## Stated task:
Restate, exactly and without pictures, the lines from the start of the listing below through the line holding "const fmt = v".

## Dataset extract:
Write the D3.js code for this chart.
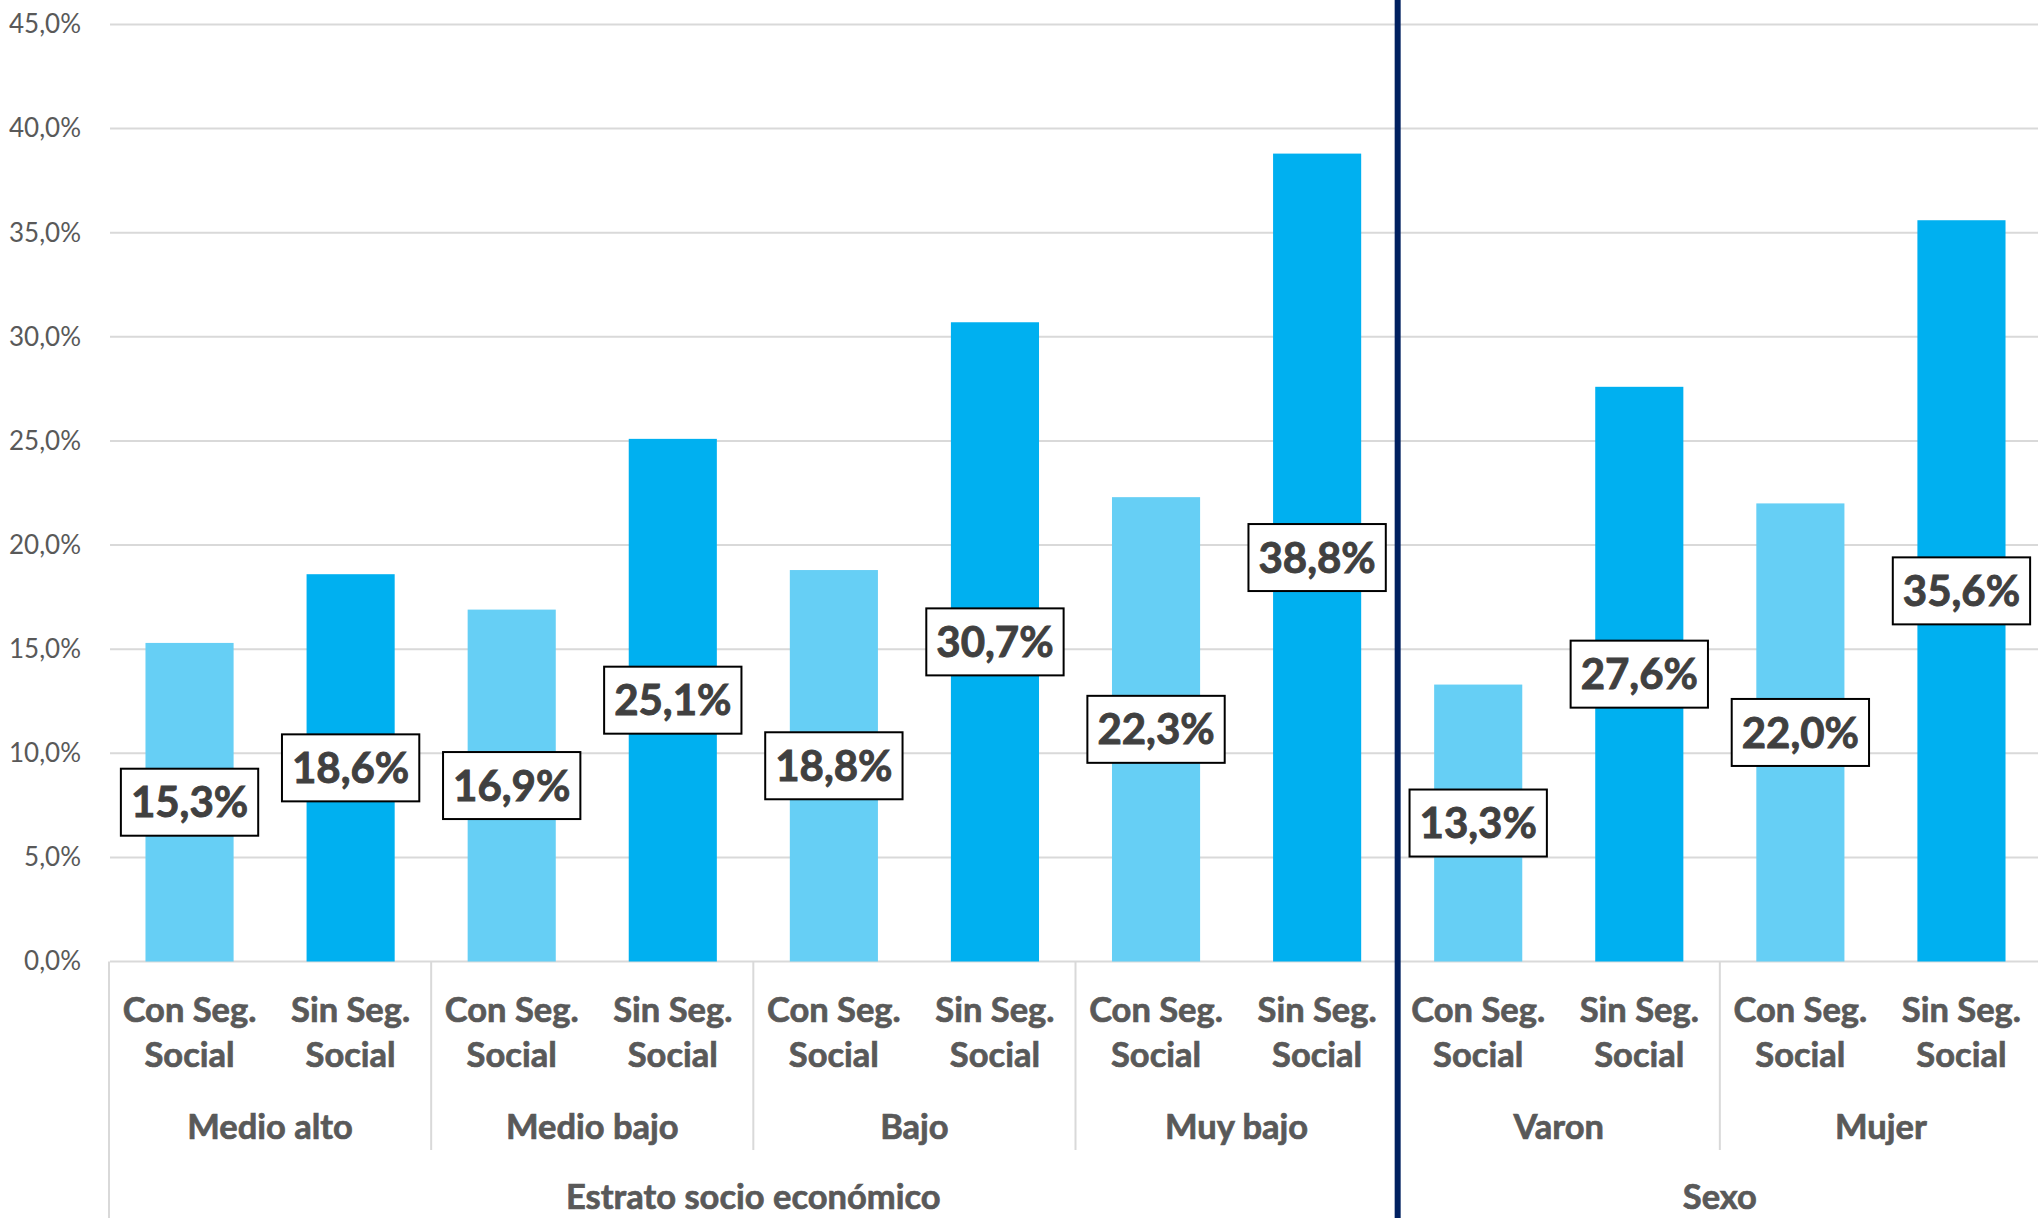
<!DOCTYPE html>
<html>
<head>
<meta charset="utf-8">
<script src="https://cdn.jsdelivr.net/npm/d3@7"></script>
<style>
  html, body { margin: 0; padding: 0; background: #fff; }
  svg { display: block; }
</style>
</head>
<body>
<svg id="chart" width="2038" height="1218"></svg>
<script>
// ---- Data ----
const groups = ["Medio alto", "Medio bajo", "Bajo", "Muy bajo", "Varon", "Mujer"];
const superGroups = ["Estrato socio económico", "Sexo"];
const superGroupOfGroup = [0, 0, 0, 0, 1, 1];
const subLabels = ["Con Seg.|Social", "Sin Seg.|Social"];
const conSegValues = [15.3, 16.9, 18.8, 22.3, 13.3, 22.0];
const sinSegValues = [18.6, 25.1, 30.7, 38.8, 27.6, 35.6];
const yTicks = [0, 5, 10, 15, 20, 25, 30, 35, 40, 45];

(function () {
// ---- Build flat category table ----
const rows = [];
groups.forEach((g, gi) => {
  rows.push({ key: g + "-con", group: gi, sub: 0, value: conSegValues[gi] });
  rows.push({ key: g + "-sin", group: gi, sub: 1, value: sinSegValues[gi] });
});

const W = 2038, H = 1218;
const pLeft = 109, pRight = 2042, pTop = 24.5, pBottom = 961.5;

const svg = d3.select("#chart");

const x = d3.scaleBand()
  .domain(rows.map(d => d.key))
  .range([pLeft, pRight])
  .paddingInner(0.453)
  .paddingOuter(0.2265);
const step = x.step();
const y = d3.scaleLinear().domain([0, 45]).range([pBottom, pTop]);

const textGray = "#595959";
const fontFam = "Lato, 'Open Sans', sans-serif";
const fmt = v => d3.format(".1f")(v).replace(".", ",") + "%";

// y axis labels
const yAxis = d3.axisLeft(y).tickValues(yTicks).tickFormat(fmt).tickSize(0).tickPadding(28);
const gAxis = svg.append("g").attr("transform", `translate(${pLeft},0)`).call(yAxis);
gAxis.select(".domain").remove();
gAxis.selectAll("text")
  .attr("font-family", fontFam).attr("font-size", 26).attr("fill", textGray);

// gridlines
svg.append("g").selectAll("line").data(yTicks).join("line")
  .attr("x1", pLeft + 1).attr("x2", W)
  .attr("y1", d => y(d)).attr("y2", d => y(d))
  .attr("stroke", "#d9d9d9").attr("stroke-width", 2);

// bars
const colors = ["#66cff5", "#00b0f0"];
svg.append("g").selectAll("rect").data(rows).join("rect")
  .attr("x", d => x(d.key))
  .attr("width", x.bandwidth())
  .attr("y", d => y(d.value))
  .attr("height", d => y(0) - y(d.value))
  .attr("fill", d => colors[d.sub]);

// category axis separators
const boundaryX = i => pLeft + i * step;
const sep = svg.append("g").attr("stroke", "#d9d9d9").attr("stroke-width", 2);
sep.append("line").attr("x1", boundaryX(0)).attr("x2", boundaryX(0)).attr("y1", pBottom).attr("y2", H);
groups.forEach((g, gi) => {
  if (gi === 0) return;
  const bx = boundaryX(gi * 2);
  const full = superGroupOfGroup[gi] !== superGroupOfGroup[gi - 1];
  sep.append("line").attr("x1", bx).attr("x2", bx).attr("y1", pBottom).attr("y2", full ? H : 1150);
});

// category labels
const catG = svg.append("g").attr("font-family", fontFam).attr("font-weight", 700)
  .attr("font-size", 34.5).attr("fill", textGray).attr("text-anchor", "middle")
  .attr("stroke", textGray).attr("stroke-width", 0.7);
rows.forEach(d => {
  const cx = x(d.key) + x.bandwidth() / 2;
  const parts = subLabels[d.sub].split("|");
  catG.append("text").attr("x", cx).attr("y", 1010).attr("dy", "0.35em").text(parts[0]);
  catG.append("text").attr("x", cx).attr("y", 1055).attr("dy", "0.35em").text(parts[1]);
});
groups.forEach((g, gi) => {
  const cx = (boundaryX(gi * 2) + boundaryX(gi * 2 + 2)) / 2;
  catG.append("text").attr("x", cx).attr("y", 1127).attr("dy", "0.35em").text(g);
});
superGroups.forEach((s, si) => {
  const idx = superGroupOfGroup.map((v, i) => v === si ? i : -1).filter(i => i >= 0);
  const x0 = boundaryX(idx[0] * 2), x1 = boundaryX((idx[idx.length - 1] + 1) * 2);
  catG.append("text").attr("x", (x0 + x1) / 2).attr("y", 1197).attr("dy", "0.35em").text(s);
});

// data labels
const lab = svg.append("g");
rows.forEach(d => {
  const cx = x(d.key) + x.bandwidth() / 2;
  const cy = (y(d.value) + y(0)) / 2;
  const g = lab.append("g");
  const rect = g.append("rect");
  const t = g.append("text")
    .attr("x", cx).attr("y", cy).attr("dy", "0.36em")
    .attr("text-anchor", "middle")
    .attr("font-family", fontFam).attr("font-weight", 700).attr("font-size", 42)
    .attr("fill", "#404040").attr("stroke", "#404040").attr("stroke-width", 0.9)
    .text(fmt(d.value));
  const w = t.node().getComputedTextLength() + 20;
  const h = 67;
  rect.attr("x", cx - w / 2).attr("y", cy - h / 2).attr("width", w).attr("height", h)
    .attr("fill", "#fff").attr("stroke", "#000").attr("stroke-width", 2);
});

// divider line between super groups
superGroups.forEach((s, si) => {
  if (si === 0) return;
  const gi = superGroupOfGroup.indexOf(si);
  const bx = boundaryX(gi * 2);
  svg.append("line").attr("x1", bx).attr("x2", bx).attr("y1", 0).attr("y2", H)
    .attr("stroke", "#002060").attr("stroke-width", 6);
});
})();
</script>
</body>
</html>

## Answer in full:
Write the D3.js code for this chart.
<!DOCTYPE html>
<html>
<head>
<meta charset="utf-8">
<script src="https://cdn.jsdelivr.net/npm/d3@7"></script>
<style>
  html, body { margin: 0; padding: 0; background: #fff; }
  svg { display: block; }
</style>
</head>
<body>
<svg id="chart" width="2038" height="1218"></svg>
<script>
// ---- Data ----
const groups = ["Medio alto", "Medio bajo", "Bajo", "Muy bajo", "Varon", "Mujer"];
const superGroups = ["Estrato socio económico", "Sexo"];
const superGroupOfGroup = [0, 0, 0, 0, 1, 1];
const subLabels = ["Con Seg.|Social", "Sin Seg.|Social"];
const conSegValues = [15.3, 16.9, 18.8, 22.3, 13.3, 22.0];
const sinSegValues = [18.6, 25.1, 30.7, 38.8, 27.6, 35.6];
const yTicks = [0, 5, 10, 15, 20, 25, 30, 35, 40, 45];

(function () {
// ---- Build flat category table ----
const rows = [];
groups.forEach((g, gi) => {
  rows.push({ key: g + "-con", group: gi, sub: 0, value: conSegValues[gi] });
  rows.push({ key: g + "-sin", group: gi, sub: 1, value: sinSegValues[gi] });
});

const W = 2038, H = 1218;
const pLeft = 109, pRight = 2042, pTop = 24.5, pBottom = 961.5;

const svg = d3.select("#chart");

const x = d3.scaleBand()
  .domain(rows.map(d => d.key))
  .range([pLeft, pRight])
  .paddingInner(0.453)
  .paddingOuter(0.2265);
const step = x.step();
const y = d3.scaleLinear().domain([0, 45]).range([pBottom, pTop]);

const textGray = "#595959";
const fontFam = "Lato, 'Open Sans', sans-serif";
const fmt = v => d3.format(".1f")(v).replace(".", ",") + "%";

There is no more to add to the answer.